### Task directions
Retype only what runs from the first line of the listing to the line holding "var designationShares = [50, 25, 25]", both included. Do not retype the pictures.

### Source data
--- start ---
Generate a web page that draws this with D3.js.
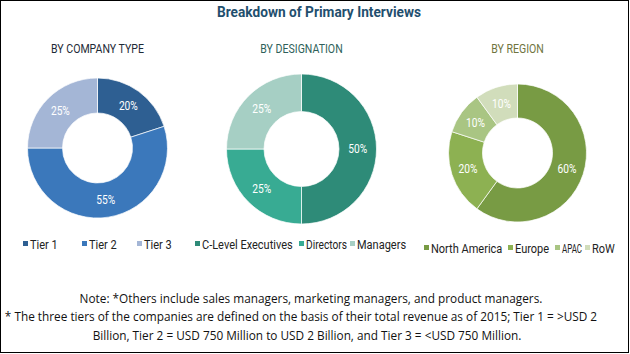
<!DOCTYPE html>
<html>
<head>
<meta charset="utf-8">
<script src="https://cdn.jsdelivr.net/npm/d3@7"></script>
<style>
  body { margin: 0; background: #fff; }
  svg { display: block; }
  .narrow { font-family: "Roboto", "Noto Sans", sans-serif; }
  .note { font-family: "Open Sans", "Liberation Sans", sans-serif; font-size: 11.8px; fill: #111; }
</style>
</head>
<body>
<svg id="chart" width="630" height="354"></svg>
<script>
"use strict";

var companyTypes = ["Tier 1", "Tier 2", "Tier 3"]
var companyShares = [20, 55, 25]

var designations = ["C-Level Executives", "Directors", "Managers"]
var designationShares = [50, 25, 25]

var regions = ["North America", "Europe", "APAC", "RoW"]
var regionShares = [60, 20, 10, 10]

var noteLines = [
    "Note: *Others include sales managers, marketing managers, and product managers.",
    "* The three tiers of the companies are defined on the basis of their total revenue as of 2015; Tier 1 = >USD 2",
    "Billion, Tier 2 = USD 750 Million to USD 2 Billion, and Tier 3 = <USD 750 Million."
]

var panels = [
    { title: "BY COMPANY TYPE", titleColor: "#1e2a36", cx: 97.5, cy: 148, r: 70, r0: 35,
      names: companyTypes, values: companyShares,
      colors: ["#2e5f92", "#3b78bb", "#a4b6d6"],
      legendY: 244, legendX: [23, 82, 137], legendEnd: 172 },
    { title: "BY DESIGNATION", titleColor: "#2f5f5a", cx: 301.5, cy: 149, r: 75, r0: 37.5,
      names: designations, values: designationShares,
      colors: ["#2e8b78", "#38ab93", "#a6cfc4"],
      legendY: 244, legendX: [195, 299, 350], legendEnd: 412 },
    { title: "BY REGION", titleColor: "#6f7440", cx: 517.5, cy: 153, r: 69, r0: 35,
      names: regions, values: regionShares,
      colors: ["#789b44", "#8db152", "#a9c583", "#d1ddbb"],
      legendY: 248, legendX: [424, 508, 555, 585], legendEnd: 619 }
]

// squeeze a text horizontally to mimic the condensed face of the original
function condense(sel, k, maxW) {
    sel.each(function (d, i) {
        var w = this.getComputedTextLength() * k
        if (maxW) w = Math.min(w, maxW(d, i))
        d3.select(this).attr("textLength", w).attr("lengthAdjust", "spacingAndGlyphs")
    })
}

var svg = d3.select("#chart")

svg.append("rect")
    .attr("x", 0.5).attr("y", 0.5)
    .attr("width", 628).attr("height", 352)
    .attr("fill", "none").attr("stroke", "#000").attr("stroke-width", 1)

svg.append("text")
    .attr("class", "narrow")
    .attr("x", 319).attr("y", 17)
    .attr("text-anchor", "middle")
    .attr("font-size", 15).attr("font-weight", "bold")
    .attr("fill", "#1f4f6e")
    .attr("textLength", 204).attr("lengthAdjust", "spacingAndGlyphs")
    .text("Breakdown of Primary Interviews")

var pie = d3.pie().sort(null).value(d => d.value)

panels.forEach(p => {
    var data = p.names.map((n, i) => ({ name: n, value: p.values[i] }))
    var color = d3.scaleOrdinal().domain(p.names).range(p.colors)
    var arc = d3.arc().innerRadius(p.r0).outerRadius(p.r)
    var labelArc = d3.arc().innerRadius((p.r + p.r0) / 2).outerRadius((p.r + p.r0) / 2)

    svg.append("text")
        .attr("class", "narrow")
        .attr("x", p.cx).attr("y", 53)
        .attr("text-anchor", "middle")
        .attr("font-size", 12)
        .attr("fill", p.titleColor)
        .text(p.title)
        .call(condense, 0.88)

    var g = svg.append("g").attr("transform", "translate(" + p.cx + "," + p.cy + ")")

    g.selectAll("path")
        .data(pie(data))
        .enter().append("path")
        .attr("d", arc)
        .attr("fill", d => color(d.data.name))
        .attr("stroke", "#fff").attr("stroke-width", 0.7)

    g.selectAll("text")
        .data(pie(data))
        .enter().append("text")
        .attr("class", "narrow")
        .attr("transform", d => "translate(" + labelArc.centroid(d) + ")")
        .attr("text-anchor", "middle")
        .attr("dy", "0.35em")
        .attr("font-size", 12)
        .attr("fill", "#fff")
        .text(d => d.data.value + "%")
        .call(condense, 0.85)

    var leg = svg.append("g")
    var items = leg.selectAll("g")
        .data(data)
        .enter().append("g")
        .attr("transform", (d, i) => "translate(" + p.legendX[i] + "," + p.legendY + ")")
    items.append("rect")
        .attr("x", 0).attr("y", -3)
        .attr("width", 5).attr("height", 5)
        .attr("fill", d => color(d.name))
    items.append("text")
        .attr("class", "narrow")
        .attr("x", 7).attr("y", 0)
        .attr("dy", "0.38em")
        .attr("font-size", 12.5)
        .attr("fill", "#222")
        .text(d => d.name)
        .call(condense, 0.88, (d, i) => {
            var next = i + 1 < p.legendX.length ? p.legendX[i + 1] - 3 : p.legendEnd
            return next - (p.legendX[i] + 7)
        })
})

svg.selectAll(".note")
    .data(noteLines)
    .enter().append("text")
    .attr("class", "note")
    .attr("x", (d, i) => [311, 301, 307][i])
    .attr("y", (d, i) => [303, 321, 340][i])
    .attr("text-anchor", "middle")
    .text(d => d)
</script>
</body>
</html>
--- end ---
### Worked solution
Generate a web page that draws this with D3.js.
<!DOCTYPE html>
<html>
<head>
<meta charset="utf-8">
<script src="https://cdn.jsdelivr.net/npm/d3@7"></script>
<style>
  body { margin: 0; background: #fff; }
  svg { display: block; }
  .narrow { font-family: "Roboto", "Noto Sans", sans-serif; }
  .note { font-family: "Open Sans", "Liberation Sans", sans-serif; font-size: 11.8px; fill: #111; }
</style>
</head>
<body>
<svg id="chart" width="630" height="354"></svg>
<script>
"use strict";

var companyTypes = ["Tier 1", "Tier 2", "Tier 3"]
var companyShares = [20, 55, 25]

var designations = ["C-Level Executives", "Directors", "Managers"]
var designationShares = [50, 25, 25]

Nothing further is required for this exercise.